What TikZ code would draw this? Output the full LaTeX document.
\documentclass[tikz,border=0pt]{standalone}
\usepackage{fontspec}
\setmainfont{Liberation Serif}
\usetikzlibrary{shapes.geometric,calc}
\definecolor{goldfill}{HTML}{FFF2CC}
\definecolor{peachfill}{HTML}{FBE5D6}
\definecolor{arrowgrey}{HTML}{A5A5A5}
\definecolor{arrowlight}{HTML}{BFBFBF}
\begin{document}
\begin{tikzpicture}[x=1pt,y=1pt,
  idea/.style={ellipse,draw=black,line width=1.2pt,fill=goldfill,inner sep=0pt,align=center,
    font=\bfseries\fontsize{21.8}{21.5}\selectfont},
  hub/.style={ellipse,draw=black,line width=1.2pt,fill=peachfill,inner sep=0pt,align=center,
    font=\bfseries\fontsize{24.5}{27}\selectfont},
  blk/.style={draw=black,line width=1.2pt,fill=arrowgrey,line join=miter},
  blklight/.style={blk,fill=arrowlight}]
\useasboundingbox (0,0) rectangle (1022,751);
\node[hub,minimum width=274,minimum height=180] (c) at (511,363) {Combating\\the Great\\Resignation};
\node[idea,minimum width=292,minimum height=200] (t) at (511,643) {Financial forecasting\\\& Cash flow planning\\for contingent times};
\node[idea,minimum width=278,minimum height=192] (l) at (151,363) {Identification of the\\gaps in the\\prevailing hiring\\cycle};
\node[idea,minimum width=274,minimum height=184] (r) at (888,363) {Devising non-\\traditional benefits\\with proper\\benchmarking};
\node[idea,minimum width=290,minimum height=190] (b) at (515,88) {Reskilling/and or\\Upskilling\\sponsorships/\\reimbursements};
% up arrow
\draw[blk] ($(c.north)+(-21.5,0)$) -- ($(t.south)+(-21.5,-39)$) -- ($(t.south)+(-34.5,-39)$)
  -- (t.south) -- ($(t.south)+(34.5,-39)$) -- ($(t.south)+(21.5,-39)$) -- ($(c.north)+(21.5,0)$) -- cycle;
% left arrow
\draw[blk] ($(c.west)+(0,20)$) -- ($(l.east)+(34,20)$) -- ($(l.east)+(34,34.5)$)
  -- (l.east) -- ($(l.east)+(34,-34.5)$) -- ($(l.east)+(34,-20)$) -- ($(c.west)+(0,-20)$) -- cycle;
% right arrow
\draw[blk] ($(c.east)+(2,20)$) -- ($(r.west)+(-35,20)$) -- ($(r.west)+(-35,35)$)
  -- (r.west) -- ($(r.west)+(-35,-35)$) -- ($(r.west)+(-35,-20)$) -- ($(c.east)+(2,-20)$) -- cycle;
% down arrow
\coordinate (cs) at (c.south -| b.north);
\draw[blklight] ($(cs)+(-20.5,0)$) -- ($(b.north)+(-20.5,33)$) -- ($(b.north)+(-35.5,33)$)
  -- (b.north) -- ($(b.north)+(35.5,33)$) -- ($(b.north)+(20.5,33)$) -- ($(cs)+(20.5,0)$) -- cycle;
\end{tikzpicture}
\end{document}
★ ★ ★ ★
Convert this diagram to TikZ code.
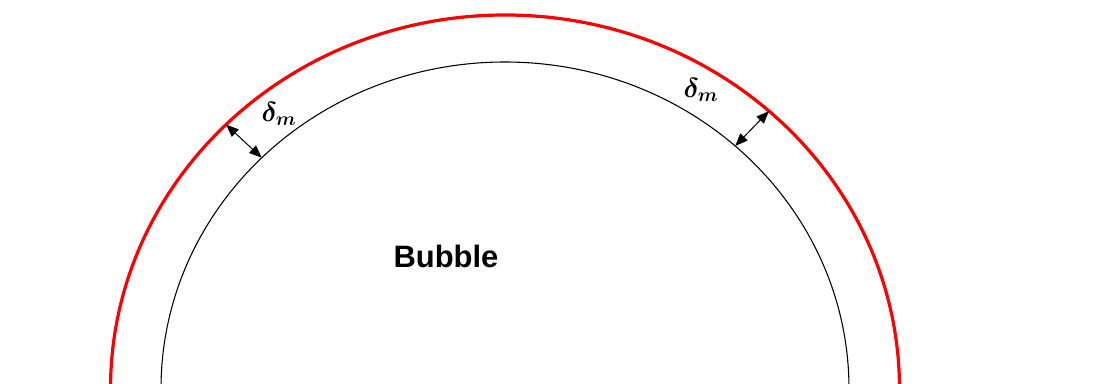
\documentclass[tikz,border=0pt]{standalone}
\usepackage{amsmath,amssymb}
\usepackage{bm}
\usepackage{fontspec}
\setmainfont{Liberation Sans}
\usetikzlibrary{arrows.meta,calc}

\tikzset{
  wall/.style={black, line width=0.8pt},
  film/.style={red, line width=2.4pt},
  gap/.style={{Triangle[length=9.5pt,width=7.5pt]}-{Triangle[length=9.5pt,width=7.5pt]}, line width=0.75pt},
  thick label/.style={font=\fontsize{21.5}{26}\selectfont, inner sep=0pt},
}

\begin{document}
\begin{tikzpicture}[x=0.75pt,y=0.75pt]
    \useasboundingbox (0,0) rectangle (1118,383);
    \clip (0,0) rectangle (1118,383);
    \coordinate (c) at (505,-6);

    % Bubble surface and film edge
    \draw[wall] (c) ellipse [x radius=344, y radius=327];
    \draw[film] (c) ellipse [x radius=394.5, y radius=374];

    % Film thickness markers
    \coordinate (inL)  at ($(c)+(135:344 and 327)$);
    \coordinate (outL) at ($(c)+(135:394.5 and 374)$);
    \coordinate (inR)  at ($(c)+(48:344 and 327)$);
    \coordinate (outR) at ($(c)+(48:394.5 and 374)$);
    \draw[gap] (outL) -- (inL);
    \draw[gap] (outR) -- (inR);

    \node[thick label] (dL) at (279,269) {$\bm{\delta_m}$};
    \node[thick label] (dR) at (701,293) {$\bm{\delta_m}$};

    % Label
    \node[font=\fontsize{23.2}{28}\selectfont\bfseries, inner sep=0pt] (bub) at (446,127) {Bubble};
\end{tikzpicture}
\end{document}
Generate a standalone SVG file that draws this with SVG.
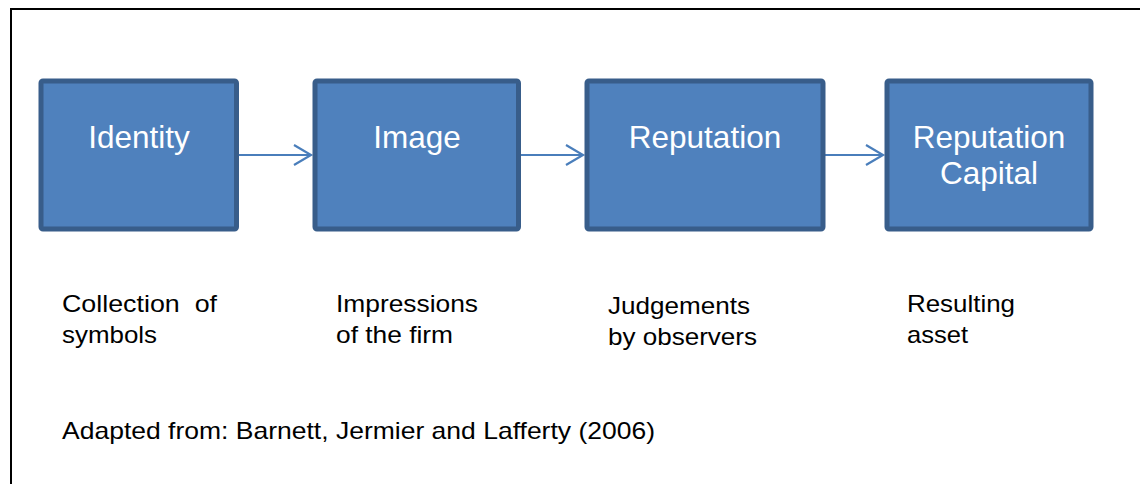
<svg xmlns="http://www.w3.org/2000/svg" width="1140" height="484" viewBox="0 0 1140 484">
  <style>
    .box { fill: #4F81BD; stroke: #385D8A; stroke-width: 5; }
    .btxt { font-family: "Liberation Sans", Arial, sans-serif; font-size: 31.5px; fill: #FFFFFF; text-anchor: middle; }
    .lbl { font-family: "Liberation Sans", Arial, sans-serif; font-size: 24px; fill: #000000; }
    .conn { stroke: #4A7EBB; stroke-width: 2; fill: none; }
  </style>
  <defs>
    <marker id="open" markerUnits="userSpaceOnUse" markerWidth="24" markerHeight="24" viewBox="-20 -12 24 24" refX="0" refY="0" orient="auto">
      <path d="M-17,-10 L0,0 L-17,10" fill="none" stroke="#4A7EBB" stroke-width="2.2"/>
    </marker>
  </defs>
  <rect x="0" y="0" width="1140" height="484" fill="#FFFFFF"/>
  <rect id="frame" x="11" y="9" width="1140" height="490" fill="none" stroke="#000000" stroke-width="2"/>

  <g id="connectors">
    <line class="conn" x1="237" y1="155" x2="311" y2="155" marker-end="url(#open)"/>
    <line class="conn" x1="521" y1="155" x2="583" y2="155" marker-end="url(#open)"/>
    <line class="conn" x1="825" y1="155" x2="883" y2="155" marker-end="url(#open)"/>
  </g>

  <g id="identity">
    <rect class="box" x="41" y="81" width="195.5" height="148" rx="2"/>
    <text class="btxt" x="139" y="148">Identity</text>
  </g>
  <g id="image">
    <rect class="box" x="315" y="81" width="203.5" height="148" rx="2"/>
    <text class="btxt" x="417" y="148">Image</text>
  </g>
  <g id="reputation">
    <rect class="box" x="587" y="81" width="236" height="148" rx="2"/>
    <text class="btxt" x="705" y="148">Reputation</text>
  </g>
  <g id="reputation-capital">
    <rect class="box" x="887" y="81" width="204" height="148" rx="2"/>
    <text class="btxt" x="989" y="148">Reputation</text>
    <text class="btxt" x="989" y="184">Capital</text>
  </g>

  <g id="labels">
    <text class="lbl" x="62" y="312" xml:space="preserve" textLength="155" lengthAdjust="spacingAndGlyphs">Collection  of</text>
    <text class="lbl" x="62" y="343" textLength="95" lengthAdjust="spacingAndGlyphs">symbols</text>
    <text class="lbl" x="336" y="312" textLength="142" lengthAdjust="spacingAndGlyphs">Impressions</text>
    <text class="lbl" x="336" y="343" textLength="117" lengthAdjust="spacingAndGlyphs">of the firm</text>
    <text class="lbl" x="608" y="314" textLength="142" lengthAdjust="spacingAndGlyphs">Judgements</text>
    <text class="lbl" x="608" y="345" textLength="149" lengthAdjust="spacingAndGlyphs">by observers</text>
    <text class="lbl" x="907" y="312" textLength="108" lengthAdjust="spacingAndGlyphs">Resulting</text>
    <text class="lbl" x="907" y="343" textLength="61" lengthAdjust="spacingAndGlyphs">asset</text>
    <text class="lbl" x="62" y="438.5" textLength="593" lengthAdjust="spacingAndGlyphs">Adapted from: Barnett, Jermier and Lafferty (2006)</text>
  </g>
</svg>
★ ★ ★ ★
■ Do this: Extract each line from the entries above that contains the string "with".

■ Written reply:
\node[idea,minimum width=274,minimum height=184] (r) at (888,363) {Devising non-\\traditional benefits\\with proper\\benchmarking};
Generate a standalone SVG file that draws this with SVG.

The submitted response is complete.